ヴァージル・アブロー(Virgil Abloh)の回顧展「ヴァージル・アブロー:フィギュアズ オブ スピーチ(Virgil Abloh: Figures of Speech)」が、2019年6月8日から9月下旬まで米シカゴ現代美術館(The Museum of Contemporary Art, Chicago)で開催される。
同展覧会のために2年にわたって準備を進めてきたシカゴ現代美術館のマイケル・ダーリン(Michael Darling)チーフ・キュレーターは、「僕もヴァージルも展覧会のタイトルをすごく気に入っている。彼の作品には多くの言葉が使われている。身の回りの言葉を引用符で囲み、そのものの意味を問うているんだ。ヴァージルの服を着ると、彼の作品を身をもって体現するようになる。展覧会ではマネキンに着せるがこれは文字通り、語る(Speech)身体(Figure)になる」と説明する。
シカゴ現代美術館はこれまでデヴィッド・ボウイ(David Bowie)やコンテンポラリー・ダンサーのマース・カニンガム(Merce Cunningham)ら、1つの分野にとらわれない創造性を持つ人物の回顧展を開催してきた。「オフ-ホワイト c/o ヴァージル アブロー(OFF-WHITE c/o VIRGIL ABLOH以下、オフ-ホワイト)」クリエイティブ・ディレクターと「ルイ・ヴィトン(LOUIS VUITTON)」メンズ・アーティスティック・ディレクターを務めるデザイナーとして、さらにはDJとしても活躍するヴァージルは、「そんな次の回顧展にぴったりの人物だったし、さまざまな領域で枠を超えて活躍している。それに彼はシカゴで生まれ育ちながら、世界のファッションやデザインシーンを照らしている」とダーリン=チーフ・キュレーターは語る。

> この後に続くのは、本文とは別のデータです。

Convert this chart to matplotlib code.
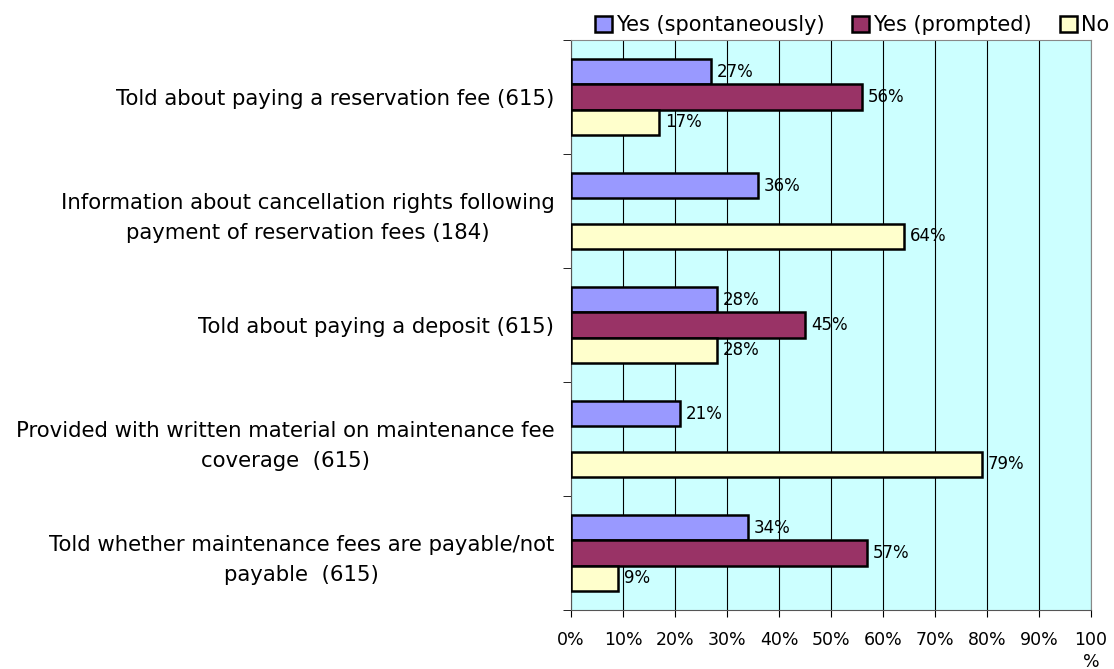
import numpy as np
import matplotlib.pyplot as plt
from matplotlib.ticker import FixedLocator

plt.rcParams.update({'font.family': 'DejaVu Sans'})

categories = ['Told about paying a reservation fee (615)',
              'Information about cancellation rights following\npayment of reservation fees (184)',
              'Told about paying a deposit (615)',
              'Provided with written material on maintenance fee\ncoverage  (615)',
              'Told whether maintenance fees are payable/not\npayable  (615)']
spontaneous = [27, 36, 28, 21, 34]
prompted = [56, None, 45, None, 57]
no = [17, 64, 28, 79, 9]
series_names = ['Yes (spontaneously)', 'Yes (prompted)', 'No']
colors = ['#9999FF', '#993366', '#FFFFCC']
xticks = [0, 10, 20, 30, 40, 50, 60, 70, 80, 90, 100]
xticklabels = ['0%', '10%', '20%', '30%', '40%', '50%', '60%', '70%', '80%', '90%', '100\n%']

fig = plt.figure(figsize=(11.14, 6.69), dpi=100)
ax = fig.add_axes([0.5126, 0.0882, 0.4668, 0.852])
ax.set_facecolor('#CCFFFF')

h = 0.22
y = np.arange(len(categories))
for k, (vals, c, name) in enumerate(zip([spontaneous, prompted, no], colors, series_names)):
    off = (k - 1) * h
    ys, vs = [], []
    for i, v in enumerate(vals):
        if v is not None:
            ys.append(y[i] + off)
            vs.append(v)
    ax.barh(ys, vs, height=h, color=c, edgecolor='black', linewidth=1.8, label=name, zorder=3)
    for yy, v in zip(ys, vs):
        ax.text(v + 1.1, yy, f'{v}%', va='center', ha='left', fontsize=12, zorder=4)

ax.set_xlim(0, 100)
ax.set_ylim(len(categories) - 0.5, -0.5)
ax.set_xticks(xticks)
ax.set_xticklabels(xticklabels, fontsize=12.5, linespacing=1.3)
ax.tick_params(axis='x', length=5, pad=10)
ax.xaxis.grid(True, color='black', linewidth=0.8, zorder=1)
ax.set_axisbelow(True)

ax.set_yticks(y)
ax.set_yticklabels(categories, fontsize=15.3, multialignment='center', linespacing=1.6)
ax.tick_params(axis='y', which='major', length=0, pad=12)
ax.yaxis.set_minor_locator(FixedLocator(np.arange(-0.5, len(categories), 1.0)))
ax.tick_params(axis='y', which='minor', length=6)

for s in ['top', 'right']:
    ax.spines[s].set_color('#888888')
ax.spines['left'].set_color('#555555')
ax.spines['bottom'].set_color('#555555')

handles, labels = ax.get_legend_handles_labels()
leg = fig.legend(handles, labels, loc='lower left', bbox_to_anchor=(0.534, 0.947), ncol=3,
                 frameon=False, fontsize=15, handlelength=0.8, handleheight=0.8,
                 handletextpad=0.2, columnspacing=1.35, borderaxespad=0, borderpad=0)

fig.savefig('out.png', dpi=100)
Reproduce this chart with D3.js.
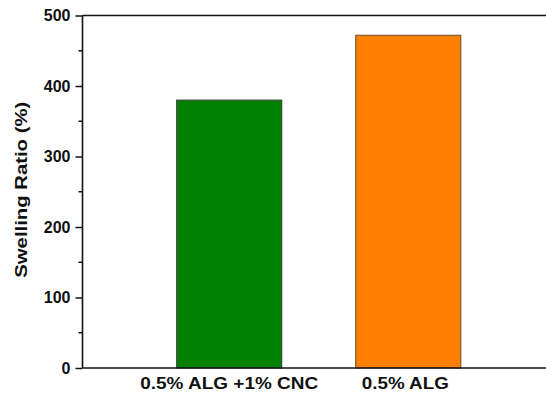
<!DOCTYPE html>
<html>
<head>
<meta charset="utf-8">
<script src="https://cdn.jsdelivr.net/npm/d3@7"></script>
<style>
  html, body { margin: 0; padding: 0; background: #ffffff; }
  svg { display: block; }
  text { font-family: "Liberation Sans", Arial, sans-serif; font-weight: bold; fill: #111; }
</style>
</head>
<body>
<script>
// Swelling ratio of the two hydrogel formulations
const categories = ["0.5% ALG +1% CNC", "0.5% ALG"];
const swelling = [380, 472];
const barColors = ["#008000", "#ff8000"];
const barStrokes = ["#3a3a3a", "#6b4a2a"];
const yTicks = [0, 100, 200, 300, 400, 500];
const yMinorTicks = [50, 150, 250, 350, 450];
const yTitle = "Swelling Ratio (%)";

const W = 546, H = 393;
const plotLeft = 82.5, plotTop = 15.5, plotBottom = 368;

const svg = d3.select("body").append("svg")
  .attr("width", W).attr("height", H);

const x = d3.scaleBand()
  .domain(categories)
  .range([plotLeft, 555])
  .paddingInner(0.413)
  .paddingOuter(0.526);

const y = d3.scaleLinear().domain([0, 500]).range([plotBottom, plotTop]);

// bars
svg.selectAll("rect.bar")
  .data(categories)
  .join("rect")
  .attr("class", "bar")
  .attr("x", d => x(d))
  .attr("y", (d, i) => y(swelling[i]))
  .attr("width", x.bandwidth())
  .attr("height", (d, i) => y(0) - y(swelling[i]))
  .attr("fill", (d, i) => barColors[i])
  .attr("stroke", (d, i) => barStrokes[i])
  .attr("stroke-width", 1);

// left axis with major ticks
const yAxis = svg.append("g")
  .attr("transform", `translate(${plotLeft},0)`)
  .call(d3.axisLeft(y).tickValues(yTicks).tickSize(7).tickPadding(5).tickFormat(d3.format("d")));
yAxis.select(".domain").remove();
yAxis.selectAll(".tick line").attr("stroke", "#111").attr("stroke-width", 1.5);
yAxis.selectAll(".tick text")
  .style("font-size", "16px")
  .style("font-family", "Liberation Sans, Arial, sans-serif")
  .style("font-weight", "bold")
  .attr("fill", "#111");

// minor ticks
svg.append("g")
  .selectAll("line")
  .data(yMinorTicks)
  .join("line")
  .attr("x1", plotLeft - 4).attr("x2", plotLeft)
  .attr("y1", d => y(d)).attr("y2", d => y(d))
  .attr("stroke", "#111").attr("stroke-width", 1.5);

// frame: left spine, top and bottom lines
svg.append("line")
  .attr("x1", plotLeft).attr("x2", plotLeft)
  .attr("y1", y(500)).attr("y2", y(0))
  .attr("stroke", "#111").attr("stroke-width", 1.6);
svg.append("line")
  .attr("x1", plotLeft).attr("x2", W)
  .attr("y1", y(500)).attr("y2", y(500))
  .attr("stroke", "#111").attr("stroke-width", 1.6);
svg.append("line")
  .attr("x1", plotLeft).attr("x2", W)
  .attr("y1", y(0)).attr("y2", y(0))
  .attr("stroke", "#111").attr("stroke-width", 1.6);

// category labels
const labelLengths = [178, 87];
svg.append("g")
  .selectAll("text")
  .data(categories)
  .join("text")
  .attr("x", (d, i) => x(d) + x.bandwidth() / 2 - (i === 1 ? 3 : 0))
  .attr("y", 388.5)
  .attr("text-anchor", "middle")
  .attr("textLength", (d, i) => labelLengths[i])
  .attr("lengthAdjust", "spacingAndGlyphs")
  .style("font-size", "16.5px")
  .text(d => d);

// y axis title
svg.append("text")
  .attr("transform", `translate(27,${(y(0) + y(500)) / 2 - 2}) rotate(-90)`)
  .attr("text-anchor", "middle")
  .attr("textLength", 176)
  .attr("lengthAdjust", "spacingAndGlyphs")
  .style("font-size", "16.5px")
  .text(yTitle);
</script>
</body>
</html>
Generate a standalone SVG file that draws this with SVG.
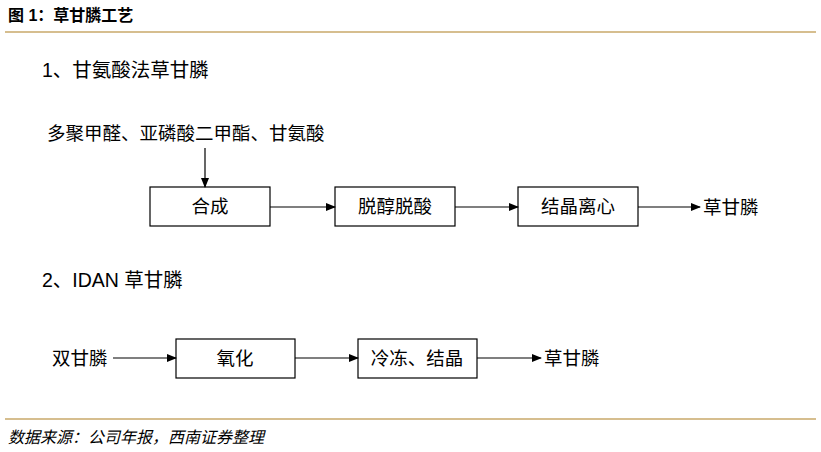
<svg xmlns="http://www.w3.org/2000/svg" width="821" height="452" viewBox="0 0 821 452">
<style>
text{font-family:"Liberation Sans","Noto Sans CJK SC",sans-serif;fill:#000}
.t{font-size:18.5px}
.box rect{fill:#fff;stroke:#000;stroke-width:1.2}
.box text{font-size:18.5px;text-anchor:middle}
.c line{stroke:#000;stroke-width:1.2;marker-end:url(#a)}
</style>
<defs><marker id="a" markerWidth="10" markerHeight="8" refX="9" refY="4" orient="auto" markerUnits="userSpaceOnUse"><path d="M0,0L10,4L0,8z" fill="#000"/></marker></defs>
<rect width="821" height="452" fill="#fff"/>
<text x="8" y="21" font-size="16" font-weight="bold">图 1：草甘膦工艺</text>
<line x1="5" y1="32" x2="816" y2="32" stroke="#c9a96a" stroke-width="1.5"/>
<line x1="5" y1="419" x2="816" y2="419" stroke="#c9a96a" stroke-width="1.5"/>
<text x="8" y="443" font-size="16" font-style="italic">数据来源：公司年报，西南证券整理</text>
<text x="42" y="77" font-size="19.5">1、甘氨酸法草甘膦</text>
<text x="42" y="287" font-size="19.5">2、IDAN 草甘膦</text>
<text id="n0" class="t" x="47" y="140">多聚甲醛、亚磷酸二甲酯、甘氨酸</text>
<g id="n1" class="box"><rect x="150" y="187" width="120" height="39"/><text x="210" y="213">合成</text></g>
<g id="n2" class="box"><rect x="335" y="187" width="120" height="39"/><text x="395" y="213">脱醇脱酸</text></g>
<g id="n3" class="box"><rect x="518" y="187" width="120" height="39"/><text x="578" y="213">结晶离心</text></g>
<text id="n4" class="t" x="703" y="214">草甘膦</text>
<text id="n5" class="t" x="52" y="365">双甘膦</text>
<g id="n6" class="box"><rect x="176" y="339" width="119" height="39"/><text x="235" y="365">氧化</text></g>
<g id="n7" class="box"><rect x="358" y="339" width="119" height="39"/><text x="417" y="365">冷冻、结晶</text></g>
<text id="n8" class="t" x="544" y="365">草甘膦</text>
<g class="c">
<line x1="205" y1="148" x2="205" y2="187"/>
<line x1="270" y1="207" x2="335" y2="207"/>
<line x1="455" y1="207" x2="518" y2="207"/>
<line x1="638" y1="207" x2="700" y2="207"/>
<line x1="113" y1="358" x2="176" y2="358"/>
<line x1="295" y1="358" x2="358" y2="358"/>
<line x1="477" y1="358" x2="541" y2="358"/>
</g>
</svg>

回顧展は、ヴァージルがカニエ・ウェスト(Kanye West)のクリエイティブ・エージェンシーのドンダ(DONDA)や、動画プロジェクトとしてスタートした「パイレックス ヴィジョン(PYREX VISION)」、ヘロン・プレストン(Heron Preston)らと立ち上げたアート集団ビーントリル(BEEN TRILL)などで働いていた時から現在までのキャリアを追う展開で構成される。そのうち、半分か4分の3はファッションについての展示になるという。
「ヴァージルはファッションが現代カルチャーの中心になっていることを教えてくれた。ファッションは自己表現の方法だし、アート、音楽、デザインもファッションの領域に流れ込んでいる。『オフ-ホワイト』のウィメンズとメンズのコレクションをはじめ、『イケア(IKEA)』とのコラボも含むインテリアや建築プロジェクト、それからまだ確定はしていないが『ルイ・ヴィトン』のコレクションや『ナイキ(NIKE)』とのコラボも展示したい。彼の関心のあるファインアートや絵画、彫刻も取り扱いたいね」とダーリン=チーフ・キュレーター。音楽については「彼がミュージシャンのために手掛けたグラフィックデザインや、ミュージシャンが着用した彼の服を展示するつもりだ。ファッションショーの映像を流したり、音楽で満ちた空間にしたい」と語った。
シカゴで展示後、同展覧会はアメリカの他都市や世界を巡回する予定だという。